Home > mailing lists

Re: [PATCH] Automatic HASH and LIST partition creation - Mailing list pgsql-hackers

From	Pavel Borisov
Subject	Re: [PATCH] Automatic HASH and LIST partition creation
Date	July 14, 2021 14:28:05
Msg-id	CALT9ZEEA-_1LthvsKAy0bNnyhzUm1g3pE=nk708_pX8DsfQQ8g@mail.gmail.com Whole thread Raw
In response to	Re: [PATCH] Automatic HASH and LIST partition creation (Robert Haas <robertmhaas@gmail.com>)
Responses	Re: [PATCH] Automatic HASH and LIST partition creation (Robert Haas <robertmhaas@gmail.com>)
List	pgsql-hackers

Tree view

- I don't think it's a very good idea to support LIST and HASH but not
RANGE. We need a design that can work for all three partitioning
strategies, even if we don't have support for all of them in the
initial patch. If they CAN all be in the same patch, so much the
better.

- I am not very impressed with the syntax. CONFIGURATION is an odd
word that seems too generic for what we're talking about here. It
would be tempting to use a connecting word like WITH or USING except
that both would be ambiguous here, so we can't. MySQL and Oracle use
the keyword PARTITIONS -- which I realize isn't a keyword at all in
PostgreSQL right now -- to introduce the partition specification. DB2
uses no keyword at all; it seems you just say PARTITION BY
(mypartitioncol) (...partition specifications go here...). I think
either approach could work for us. Avoiding the extra keyword is a
plus, especially since I doubt we're likely to support the exact
syntax that Oracle and MySQL offer anyway - though if we do, then I'd
be in favor of inserting the PARTITIONS keyword so that people's SQL
can work without modification.

- We need to think a little bit about exactly what we're trying to do.
The simplest imaginable thing here would be to just give people a
place to put a bunch of partition specifications. So you can imagine
letting someone say PARTITION BY HASH (FOR VALUES WITH (MODULUS 2,
REMAINDER 0), FOR VALUES WITH (MODULUS 2, REMAINDER 1)). However, the
patch quite rightly rejects that approach in favor of the theory that,
at CREATE TABLE time, you're just going to want to give a modulus and
have the system create one partition for every possible remainder. But
that could be expressed even more compactly than what the patch does.
Instead of saying PARTITION BY HASH CONFIGURATION (MODULUS 4) we could
just let people say PARTITION BY HASH (4) or probably even PARTITION
BY HASH 4.

- For list partitioning, the patch falls back to just letting you put
a bunch of VALUES IN clauses in the CREATE TABLE statement. I don't
find something like PARTITION BY LIST CONFIGURATION (VALUES IN (1, 2),
(1, 3)) to be particularly readable. What are all the extra keywords
adding? We could just say PARTITION BY LIST ((1, 2), (1, 3)). I think
I would find that easier to remember; not sure what other people
think. As an alternative, PARTITION BY LIST VALUES IN (1, 2), (1, 3)
looks workable, too.

- What about range partitioning? This is an interesting case because
while in theory you could leave gaps between range partitions, in
practice people probably don't want to do that very often, and it
might be better to have a simpler syntax that caters to the common
case, since people can always create partitions individually if they
happen to want gaps. So you can imagine making something like
PARTITION BY RANGE ((MINVALUE), (42), (163)) mean create two
partitions, one from (MINVALUE) to (42) and the other from (42) to
(163). I think that would be pretty useful.

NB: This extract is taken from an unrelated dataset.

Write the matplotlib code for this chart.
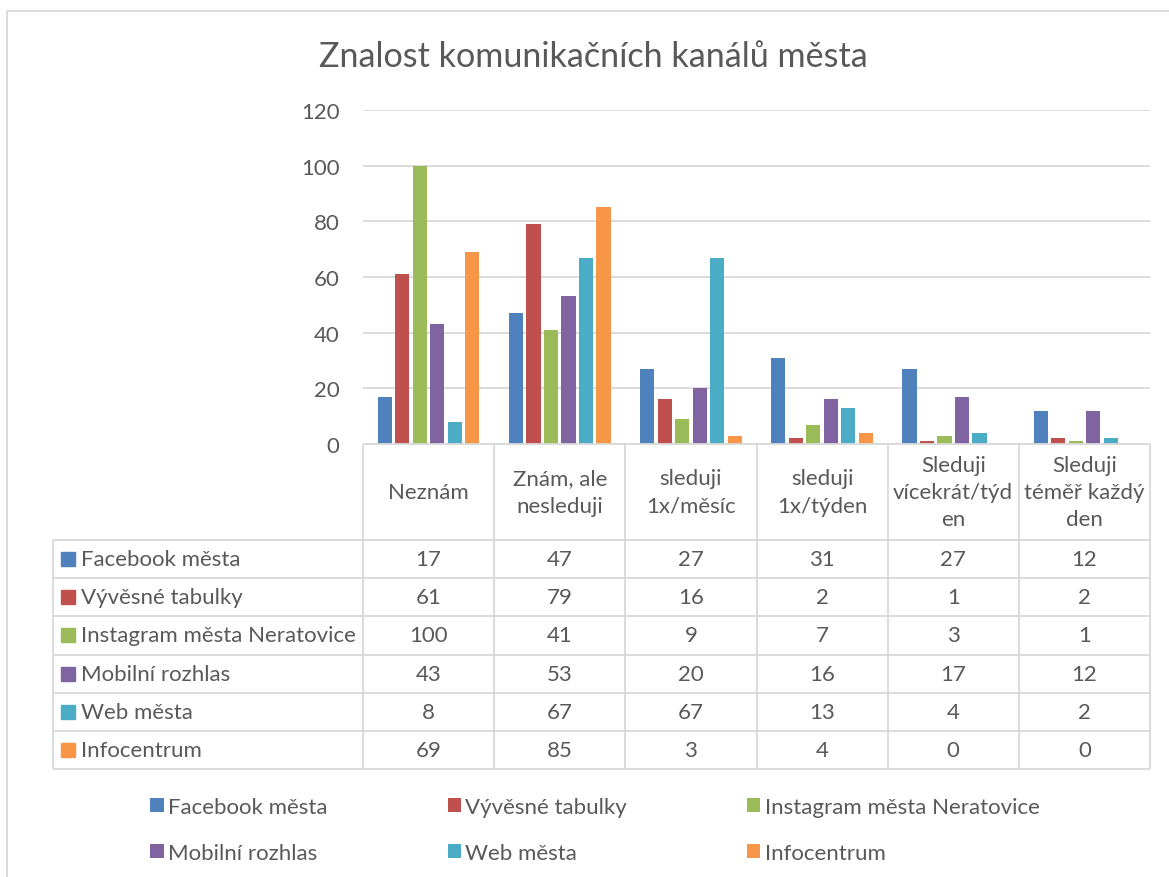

- Another possible separating keyword here would be INITIALLY, which
is already a parser keyword. So then you could have stuff like
PARTITION BY HASH INITIALLY 4, PARTITION BY LIST INITIALLY ((1, 2),
(1, 3)), PARTITION BY RANGE INITIALLY ((MINVALUE), (42), (163)).

Robert, I've read your considerations and I have a proposal to change the syntax to make it like:

CREATE TABLE foo (bar text) PARTITION BY LIST (bar) PARTITIONS (('US'), ('UK', 'RU'));
CREATE TABLE foo (bar text) PARTITION BY LIST (bar) PARTITIONS (foo_us('US'), foo_uk_ru('UK', 'RU'), { DEFAULT foo_dflt | AUTOMATIC });

CREATE TABLE foo (bar int) PARTITION BY HASH (bar) PARTITIONS (5);

CREATE TABLE foo (bar int) PARTITION BY RANGE (bar) PARTITIONS (FROM 1 TO 10 INTERVAL 2, { DEFAULT foo_dflt | AUTOMATIC });

- I think using partitions syntax without any keyword at all, is quite different from the existing pseudo-english PostgreSQL syntax. Also, it will need two consecutive brackets divided by nothing (<partitioning key>)(<partitions configuration>). So I think it's better to use the keyword PARTITIONS

- from the current patch it seems like a 'syntactic sugar' only but I don't think it is being so. From a new syntaх proposal it's seen that it can enable three options

(1) create a fixed set of partitions with everything else comes to the default partition

(2) create a fixed set of partitions with everything else invokes error on insert

(3) create a set of partitions with everything else invokes a new partition creation based on a partition key (AUTOMATIC word). Like someone will be able to do:

CREATE TABLE foo (a varchar) PARTITION BY LIST (SUBSTRING (a, 1, 1)) PARTITIONS (('a'),('b'),('c'));

INSERT INTO foo VALUES ("doctor"); // will automatically create partition for 'd'

INSERT INTO foo VALUES ("dam"); // will come into partition 'd'

Option (3) is not yet implemented and sure it needs much care from DBA to not end up with the each-row-separate-partition.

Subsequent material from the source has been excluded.